Menurut Ira, materi yang disampaikan Henry mudah dipahami dan sangat aplikatif, terutama bagi pemula. Praktik langsung di kelas membuat peserta lebih menguasai teknik fotografi, bahkan hanya dengan menggunakan sesama relawan sebagai objek foto.
Sesama peserta relawan Tzu Chi saling belajar, mendukung, bekerja sama dalam kegiatan belajar teori dan praktik secara langsung seputar teknik fotografi dengan menggunakan ponsel.
Bobby, koordinator kegiatan, menekankan pentingnya pelatihan ini untuk memperkuat tim dokumentasi di tiap komunitas.
“Jumlah relawan ZSM terbatas, sementara kegiatan Tzu Chi sangat banyak.

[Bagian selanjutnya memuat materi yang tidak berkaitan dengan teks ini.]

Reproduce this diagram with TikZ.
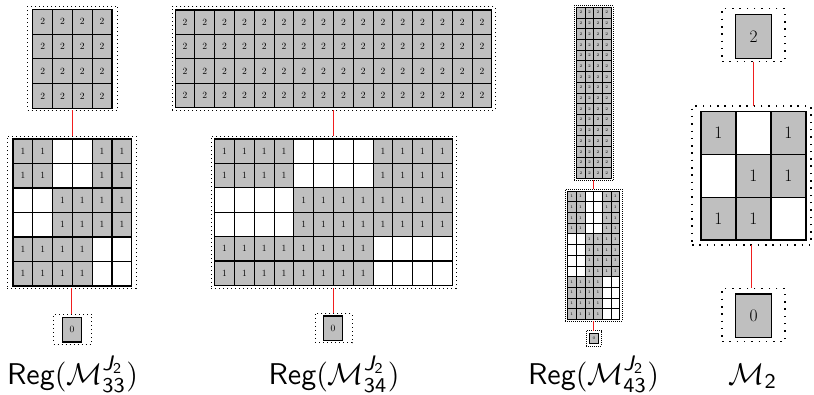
\documentclass[tikz,border=0pt]{standalone}
\usepackage{amsmath}
\usepackage{graphicx}
\usetikzlibrary{fit}

\definecolor{linkred}{RGB}{240,30,30}

% sans pieces for the captions
\newcommand\sfi[1]{\text{\sffamily\itshape #1}}
\newcommand\sfd[1]{\text{\sffamily #1}}
\newcommand\capscale[1]{\scalebox{3}{#1}}

% per-panel settings: cell line width, digit size, frame dot width and gap
\def\lw{1.1pt}\def\fs{9.5}\def\flw{1pt}\def\fgap{3pt}

\tikzset{
  cellbase/.style={draw=black, line width=\lw, inner sep=0pt, outer sep=0pt,
    font=\fontsize{\fs}{\fs}\selectfont},
  gcell/.style={cellbase, fill=lightgray},
  wcell/.style={cellbase, fill=white},
  dotframe/.style={draw=black, line width=\flw, dash pattern=on \flw off \fgap,
    inner sep=0pt, outer sep=0pt},
  redlink/.style={solid, draw=linkred, line width=1.4pt},
  capt/.style={anchor=base, inner sep=0pt}
}

% uniform grid: name, left, top, cell width, cell height, rows, cols, digit
\newcommand\fullgrid[8]{%
  \foreach \r in {1,...,#6}{%
    \foreach \c in {1,...,#7}{%
      \pgfmathsetmacro\px{#2+(\c-0.5)*#4}%
      \pgfmathsetmacro\py{#3+(\r-0.5)*#5}%
      \node[gcell, minimum width=#4pt, minimum height=#5pt] (#1-\r-\c) at (\px,\py) {#8};
    }}}

% blown-up 3x3 pattern: name, left, top, cell width, cell height, row block, col block
\newcommand\patgrid[7]{%
  \pgfmathtruncatemacro\nr{3*#6}\pgfmathtruncatemacro\nc{3*#7}%
  \foreach \r in {1,...,\nr}{%
    \foreach \c in {1,...,\nc}{%
      \pgfmathtruncatemacro\k{3*int((\r-1)/#6)+int((\c-1)/#7)}%
      \ifcase\k \def\kind{gcell}\def\txt{1}%
      \or \def\kind{wcell}\def\txt{}%
      \or \def\kind{gcell}\def\txt{1}%
      \or \def\kind{wcell}\def\txt{}%
      \or \def\kind{gcell}\def\txt{1}%
      \or \def\kind{gcell}\def\txt{1}%
      \or \def\kind{gcell}\def\txt{1}%
      \or \def\kind{gcell}\def\txt{1}%
      \or \def\kind{wcell}\def\txt{}\fi
      \pgfmathsetmacro\px{#2+(\c-0.5)*#4}%
      \pgfmathsetmacro\py{#3+(\r-0.5)*#5}%
      \node[\kind, minimum width=#4pt, minimum height=#5pt] (#1-\r-\c) at (\px,\py) {\txt};
    }}}

\begin{document}
\begin{tikzpicture}[x=1pt,y=-1pt]
\useasboundingbox (0,0) rectangle (814,394);

% ---- Reg(M_33) ----
\fullgrid{A2}{32.8}{9.3}{19.8}{24.75}{4}{4}{2}
\patgrid{A1}{13}{139}{19.8}{24.5}{2}{2}
\fullgrid{A0}{62.1}{317.5}{19.8}{24.5}{1}{1}{0}
\node[dotframe, fit={(27.5,6)(117.5,110)}] (A2f) {};
\node[dotframe, fit={(7,136)(136,288)}] (A1f) {};
\node[dotframe, fit={(53.5,314)(91.5,344)}] (A0f) {};
\node[capt] (capA) at (72.5,384.3) {\capscale{\textsf{Reg}$(\mathcal{M}^{\sfi{J}_{\sfd{2}}}_{\sfd{33}})$}};

% ---- Reg(M_34) ----
\fullgrid{B2}{175.1}{10}{19.8}{24.4}{4}{16}{2}
\patgrid{B1}{214.7}{139}{19.8}{24.4}{2}{4}
\fullgrid{B0}{323.1}{316}{19.8}{24.6}{1}{1}{0}
\node[dotframe, fit={(172,6.7)(495,110)}] (B2f) {};
\node[dotframe, fit={(211,136)(456,288)}] (B1f) {};
\node[dotframe, fit={(315,313.3)(352,342.7)}] (B0f) {};
\node[capt] (capB) at (334,384.3) {\capscale{\textsf{Reg}$(\mathcal{M}^{\sfi{J}_{\sfd{2}}}_{\sfd{34}})$}};

% ---- Reg(M_43) ----
\def\lw{0.8pt}\def\fs{4}\def\flw{0.7pt}\def\fgap{1.3pt}
\fullgrid{C2}{576.6}{7.3}{8.6}{10.7}{16}{4}{2}
\patgrid{C1}{567.5}{191}{8.7}{10.7}{4}{2}
\fullgrid{C0}{589.65}{333.15}{8.7}{10.7}{1}{1}{0}
\node[dotframe, fit={(574,5.5)(613,180.3)}] (C2f) {};
\node[dotframe, fit={(565,189.3)(622,321)}] (C1f) {};
\node[dotframe, fit={(586,330.7)(601,346)}] (C0f) {};
\node[capt] (capC) at (593.5,384.3) {\capscale{\textsf{Reg}$(\mathcal{M}^{\sfi{J}_{\sfd{2}}}_{\sfd{43}})$}};

% ---- M_2 ----
\def\lw{1.5pt}\def\fs{17.5}\def\flw{1.5pt}\def\fgap{5.8pt}
\fullgrid{D2}{735.7}{14.3}{36}{44}{1}{1}{2}
\patgrid{D1}{701}{111.7}{35}{42.8}{1}{1}
\fullgrid{D0}{735.7}{294}{36}{43.7}{1}{1}{0}
\node[dotframe, fit={(722,8.3)(785,61.7)}] (D2f) {};
\node[dotframe, fit={(692,106)(811,245)}] (D1f) {};
\node[dotframe, fit={(722,288.3)(785,341.7)}] (D0f) {};
\node[capt] (capD) at (753,384.3) {\capscale{$\mathcal{M}_{\sfd{2}}$}};

% ---- connectors between the frames ----
\draw[redlink] (A2f.south) -- (A2f.south |- A1f.north);
\draw[redlink] (A1f.south) -- (A1f.south |- A0f.north);
\draw[redlink] (B2f.south) -- (B2f.south |- B1f.north);
\draw[redlink] (B1f.south) -- (B1f.south |- B0f.north);
\draw[redlink] (C2f.south) -- (C2f.south |- C1f.north);
\draw[redlink] (C1f.south) -- (C1f.south |- C0f.north);
\draw[redlink] (D2f.south) -- (D2f.south |- D1f.north);
\draw[redlink] (D1f.south) -- (D1f.south |- D0f.north);
\end{tikzpicture}
\end{document}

Kami berharap setelah pelatihan ini, peserta dapat turut mendokumentasikan momen-momen inspiratif di komunitasnya masing-masing,” kata Bobby.
Ia menutup dengan menegaskan bahwa sebuah foto bisa menjadi sarana menyentuh hati. “Ketika ada yang terharu melihat hasil jepretan kita, di situlah kekuatan sebuah foto yang mampu bercerita.”